The cfunc_instance_get_value is going to compute the result value for the specific date it is asked about.

extern "C" int cfunc_instance_get_value (xmim_cfunc_args *args, xmim_cfunc_date_time *dt) {
  xmim_cfunc_date_time *from_date = NULL;
  void *series1 = xmim_cfunc_get_arg (args, P_STATE, STOCK1_TIME_SERIES);
  void *series2 = xmim_cfunc_get_arg (args, P_STATE, STOCK2_TIME_SERIES);

  if (!series1 || !series2)
    return 0;  

  //return a NaN for the first date
  from_date = xmim_cfunc_get_from_date (args, series1);
  if (xmim_cfunc_date_time_equal (args, from_date, dt)) {
    double zero = 0;
    double *doubleNan = &zero;
    xmim_cfunc_makeNan (args, doubleNan);
    args->result = *doubleNan;
    return 1;
  }

  //compute the result
  double v1, v2, prev_v1, prev_v2;
  xmim_cfunc_date_time *date = NULL;
  void *offset = NULL;
  offset = xmim_cfunc_get_time_offset (args, 1, PL_DAYS, PL_AGO);  
  date = xmim_cfunc_apply_time_offset (args, dt, series1, offset);
  prev_v1 = xmim_cfunc_get_value (args, series1, date);
  prev_v2 = xmim_cfunc_get_value (args, series2, date);  
  v1 = xmim_cfunc_get_value (args, series1, dt);
  v2 = xmim_cfunc_get_value (args, series2, dt);
  xmim_cfunc_free_date_time (args, date);
  xmim_cfunc_free_time_offset (args, offset);  

  args->result = v1 + 
      (0.5 * v1 * 

      (((v1 - prev_v1) / prev_v1) + 
      ((v2 - prev_v2) / prev_v2)));

  return 1;
}

The rest of the functions here are analogous to the previous section.

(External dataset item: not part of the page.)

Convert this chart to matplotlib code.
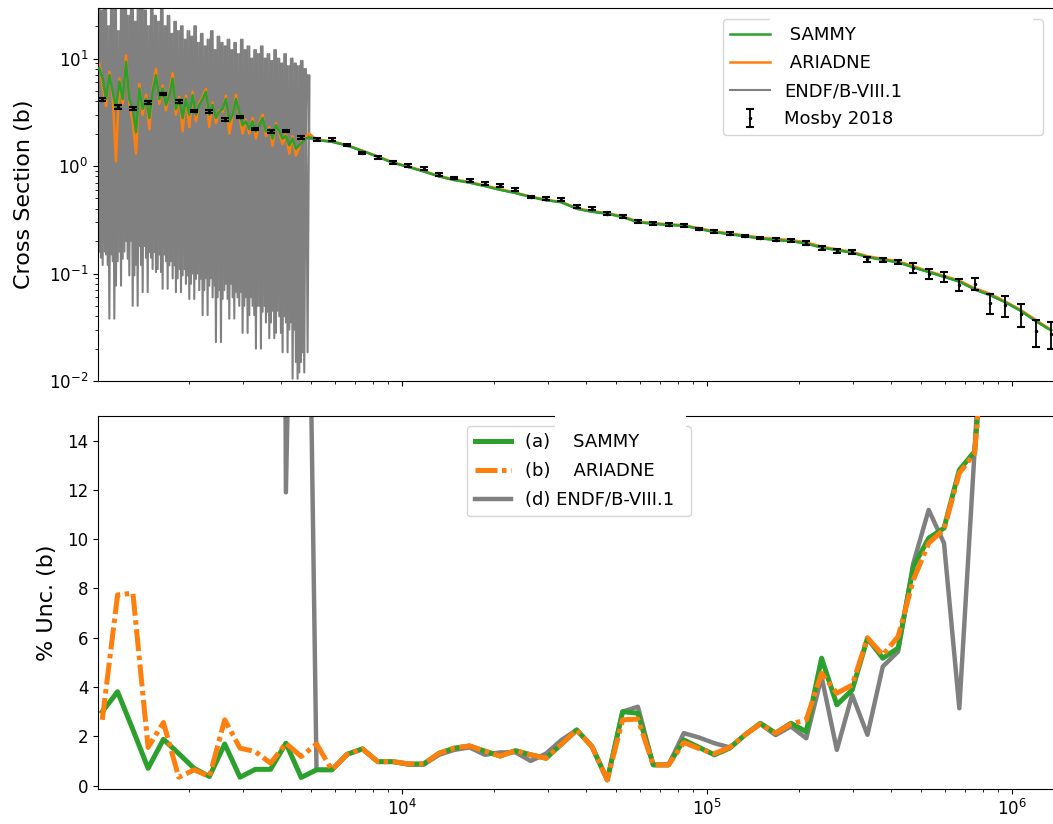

The advantage of this approach is computing the values "on demand" which is faster than pre-computing and storing them.

When should either approach be used? We suggest that if you are just sitting down to write a new C stored function you try to use the lazy evaluation approach. However, you are more likely to have some functions you would like to "wrap around" to use within the framework. In this case, if the logic of a particular function you want to "wrap around" is easy to change such that is uses lazy evaluation, we would recommend using the lazy evaluation approach.

If the function is complicated, then it might be better to "wrap it around" in a straightforward way.

Complete code for this example is available in the section called “Complete Lazy Predictor Code”.